Gasoline stocks rose by 3 million barrels, trouncing analysts' expectations for a gain of 28,000 barrels.
The crude draw "failed to spur much buying interest," Jim Ritterbusch, president of Ritterbusch and Associates, said in a note. "Nonetheless, we viewed the data as price supportive with the exception of the 3 million barrel gasoline supply build."
US energy firms added two oil rigs in the week to Dec 28, General Electric Co's Baker Hughes energy services firm said on Friday.
The data was seen as an indication of future production.
The United States has emerged as the world's biggest crude producer this year, pumping 11.6 million barrels per day (bpd), more than Saudi Arabia or Russia.
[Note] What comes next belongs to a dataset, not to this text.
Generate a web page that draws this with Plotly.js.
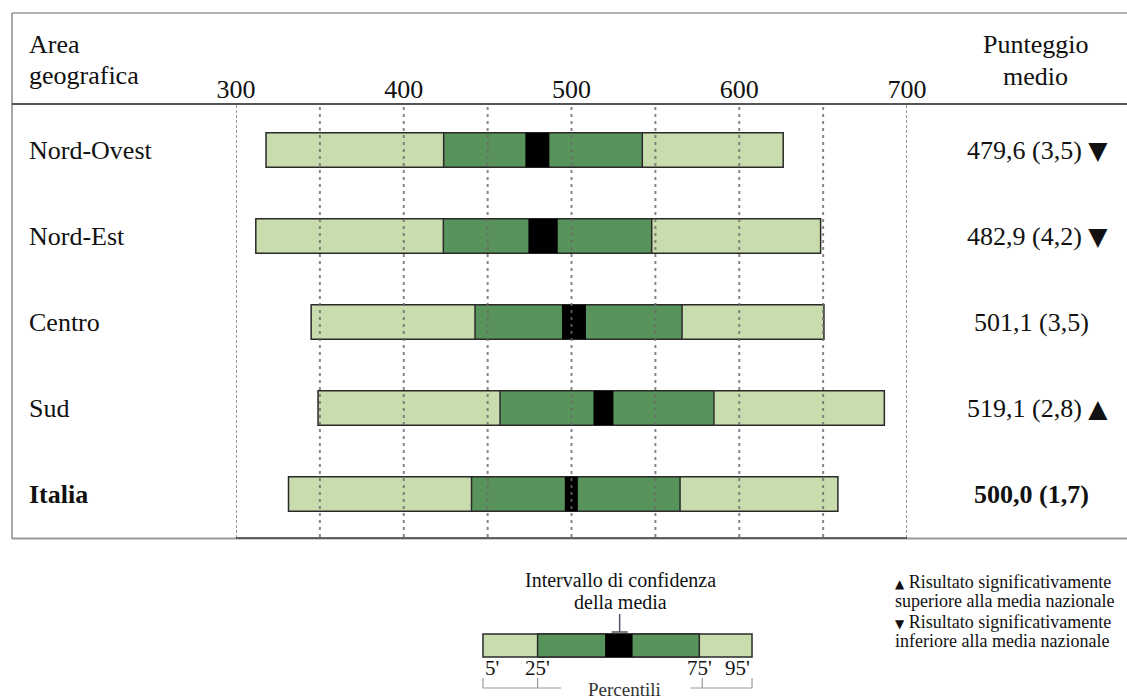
<!DOCTYPE html>
<html>
<head>
<meta charset="utf-8">
<script src="https://cdn.plot.ly/plotly-3.0.1.min.js"></script>
<style>html,body{margin:0;padding:0;background:#fff;}#chart{width:1127px;height:700px;}</style>
</head>
<body>
<div id="chart"></div>
<script>
// ---- data ----
const regions = ['Nord-Ovest', 'Nord-Est', 'Centro', 'Sud', 'Italia'];
const p5 = [317.9, 311.8, 344.8, 348.9, 331.3];
const p25 = [423.8, 423.6, 442.5, 457.4, 440.4];
const p75 = [542.2, 547.8, 565.9, 584.9, 564.7];
const p95 = [626.2, 648.5, 650.5, 686.5, 658.8];
const ciLow = [472.5, 474.3, 494.3, 513.1, 496.0];
const ciHigh = [486.8, 491.8, 508.6, 525.0, 503.8];
const means = [479.6, 482.9, 501.1, 519.1, 500.0];
const stdErr = [3.5, 4.2, 3.5, 2.8, 1.7];
const significance = ['down', 'down', '', 'up', ''];
const tickValues = [300, 400, 500, 600, 700];
const gridValues = [350, 400, 450, 500, 550, 600, 650];
// legend key (schematic bar, 0-100 scale)
const keyStart = [0, 20.3, 45.4];
const keyEnd = [100, 80.4, 55.6];
const keyLabels = ["5'", "25'", "75'", "95'"];
const keyLabelPos = [0, 20.3, 80.4, 100];

// ---- helpers ----
const W = 1127, H = 700;
const px = x => x / W;
const py = y => 1 - y / H;
const SERIF = 'Liberation Serif, Times New Roman, serif';
const LIGHT = '#c9dcae', DARK = '#58935b', EDGE = '#2a2a2a';
const fmt = v => v.toFixed(1).replace('.', ',');

const traces = [
  {type: 'bar', orientation: 'h', y: regions, base: p5, x: p95.map((v, i) => v - p5[i]),
   width: 0.4, marker: {color: LIGHT, line: {color: EDGE, width: 1.5}}, hoverinfo: 'skip'},
  {type: 'bar', orientation: 'h', y: regions, base: p25, x: p75.map((v, i) => v - p25[i]),
   width: 0.4, marker: {color: DARK, line: {color: EDGE, width: 1.5}}, hoverinfo: 'skip'},
  {type: 'bar', orientation: 'h', y: regions, base: ciLow, x: ciHigh.map((v, i) => v - ciLow[i]),
   width: 0.4, marker: {color: '#000', line: {color: '#000', width: 0}}, hoverinfo: 'skip'},
  // legend key bar
  {type: 'bar', orientation: 'h', xaxis: 'x2', yaxis: 'y2', y: [0], base: [keyStart[0]], x: [keyEnd[0] - keyStart[0]],
   width: 1, marker: {color: LIGHT, line: {color: EDGE, width: 1.5}}, hoverinfo: 'skip'},
  {type: 'bar', orientation: 'h', xaxis: 'x2', yaxis: 'y2', y: [0], base: [keyStart[1]], x: [keyEnd[1] - keyStart[1]],
   width: 1, marker: {color: DARK, line: {color: EDGE, width: 1.5}}, hoverinfo: 'skip'},
  {type: 'bar', orientation: 'h', xaxis: 'x2', yaxis: 'y2', y: [0], base: [keyStart[2]], x: [keyEnd[2] - keyStart[2]],
   width: 1, marker: {color: '#000', line: {width: 0}}, hoverinfo: 'skip'}
];

const shapes = [];
// frame
shapes.push({type: 'line', xref: 'paper', yref: 'paper', x0: px(12), x1: 1, y0: py(13), y1: py(13), line: {color: '#9a9a9a', width: 1.5}});
shapes.push({type: 'line', xref: 'paper', yref: 'paper', x0: px(12), x1: px(12), y0: py(13), y1: py(539), line: {color: '#8a8a8a', width: 1.5}});
shapes.push({type: 'line', xref: 'paper', yref: 'paper', x0: px(12), x1: 1, y0: py(104), y1: py(104), line: {color: '#555', width: 2}});
shapes.push({type: 'line', xref: 'paper', yref: 'paper', x0: px(12), x1: 1, y0: py(538.5), y1: py(538.5), line: {color: '#9a9a9a', width: 2}});
shapes.push({type: 'line', xref: 'x', yref: 'paper', x0: 300, x1: 700, y0: py(538), y1: py(538), line: {color: '#444', width: 1.5}});
// plot box sides
[300, 700].forEach(v => shapes.push({type: 'line', xref: 'x', yref: 'paper', x0: v, x1: v, y0: py(538), y1: py(104),
  line: {color: '#333', width: 1, dash: '3px,2px'}, layer: 'above'}));
// dotted grid over the bars
gridValues.forEach(v => shapes.push({type: 'line', xref: 'x', yref: 'paper', x0: v, x1: v, y0: py(537), y1: py(105),
  line: {color: 'rgba(105,105,105,0.8)', width: 2, dash: '3px,4px'}, layer: 'above'}));
// legend pointer (⊥) and percentile bracket
shapes.push({type: 'line', xref: 'x2', yref: 'paper', x0: 50.8, x1: 50.8, y0: py(614), y1: py(632), line: {color: '#556', width: 1.5}});
shapes.push({type: 'line', xref: 'x2', yref: 'paper', x0: 47.8, x1: 53.8, y0: py(632), y1: py(632), line: {color: '#556', width: 1.5}});
shapes.push({type: 'line', xref: 'x2', yref: 'paper', x0: 0, x1: 29, y0: py(688), y1: py(688), line: {color: '#999', width: 1.2}});
shapes.push({type: 'line', xref: 'x2', yref: 'paper', x0: 77, x1: 100, y0: py(688), y1: py(688), line: {color: '#999', width: 1.2}});
[0, 20.3, 81.5, 100].forEach(v => shapes.push({type: 'line', xref: 'x2', yref: 'paper', x0: v, x1: v, y0: py(678), y1: py(688), line: {color: '#999', width: 1.2}}));

const ann = [];
const txt = (text, x, y, size, anchor, color) => ({
  text: text, xref: 'paper', yref: 'paper', x: px(x), y: py(y), xanchor: anchor || 'center', yanchor: 'middle',
  showarrow: false, font: {family: SERIF, size: size, color: color || '#111'}
});
// headers
ann.push(txt('Area', 27, 45, 26, 'left'));
ann.push(txt('geografica', 27, 76, 26, 'left'));
ann.push(txt('Punteggio', 1035, 45, 26));
ann.push(txt('medio', 1035, 77, 26));
// row labels and values
regions.forEach((r, i) => {
  const bold = r === 'Italia';
  ann.push({text: bold ? '<b>' + r + '</b>' : r, xref: 'paper', yref: 'y', x: px(27), y: r, xanchor: 'left', yanchor: 'middle',
    showarrow: false, font: {family: SERIF, size: 26, color: '#111'}});
  let t = fmt(means[i]) + ' (' + fmt(stdErr[i]) + ')';
  if (bold) t = '<b>' + t + '</b>';
  if (significance[i] === 'up') t += ' <span style="font-family:DejaVu Sans;font-size:25px">▲</span>';
  if (significance[i] === 'down') t += ' <span style="font-family:DejaVu Sans;font-size:25px">▼</span>';
  const cx = significance[i] ? 1037 : 1031;
  ann.push({text: t, xref: 'paper', yref: 'y', x: px(cx), y: r, xanchor: 'center', yanchor: 'middle',
    showarrow: false, font: {family: SERIF, size: 26, color: '#111'}});
});
// legend key texts
ann.push(txt('Intervallo di confidenza', 621, 580, 20));
ann.push(txt('della media', 621, 602, 20));
keyLabels.forEach((l, i) => {
  ann.push({text: l, xref: 'x2', yref: 'paper', x: keyLabelPos[i], y: py(668),
    xanchor: i === 0 ? 'left' : (i === keyLabels.length - 1 ? 'right' : 'center'), yanchor: 'middle',
    showarrow: false, font: {family: SERIF, size: 21, color: '#111'}});
});
ann.push(txt('Percentili', 624, 689, 19, 'center', '#333'));
// significance key
ann.push(txt('<span style="font-family:DejaVu Sans;font-size:12px">▲</span> Risultato significativamente', 893, 582, 18, 'left'));
ann.push(txt('superiore alla media nazionale', 893, 601, 18, 'left'));
ann.push(txt('<span style="font-family:DejaVu Sans;font-size:12px">▼</span> Risultato significativamente', 893, 622, 18, 'left'));
ann.push(txt('inferiore alla media nazionale', 893, 641, 18, 'left'));

const layout = {
  width: W, height: H, margin: {l: 0, r: 0, t: 0, b: 0},
  paper_bgcolor: '#fff', plot_bgcolor: '#fff', showlegend: false, barmode: 'overlay',
  xaxis: {domain: [px(236), px(907)], range: [300, 700], side: 'top', tickvals: tickValues, ticktext: tickValues.map(String),
    ticks: '', showgrid: false, zeroline: false, showline: false, anchor: 'y', fixedrange: true,
    tickfont: {family: SERIF, size: 26, color: '#111'}},
  yaxis: {domain: [py(537), py(104)], type: 'category', range: [4.5, -0.535], showticklabels: false,
    showgrid: false, zeroline: false, showline: false, anchor: 'x', fixedrange: true},
  xaxis2: {domain: [px(477.6), px(757.4)], range: [-2, 102], visible: false, anchor: 'y2', fixedrange: true},
  yaxis2: {domain: [py(659.3), py(631.7)], range: [-0.6, 0.6], visible: false, anchor: 'x2', fixedrange: true},
  shapes: shapes, annotations: ann
};
Plotly.newPlot('chart', traces, layout, {displayModeBar: false, staticPlot: true});
</script>
</body>
</html>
Oil production has been at or near record highs in the three countries.
This month, the Organization of the Petroleum Exporting Countries and its allies including Russia agreed to cut output by 1.2 million bpd, or more than one per cent of global consumption, starting in January.
Russian Energy Minister Alexander Novak said on Thursday that Russia would cut its crude output by between 3 million and 5 million tonnes in the first half of 2019 as part of the deal.
Mr Novak also told reporters the US decision to allow some countries to trade Iranian oil after putting Tehran under sanctions was one of the key factors behind the Opec deal.
Imports of Iranian crude oil by major buyers in Asia hit their lowest level in more than five years in November as the US sanctions on Iran's oil exports took effect, government and ship-tracking data showed.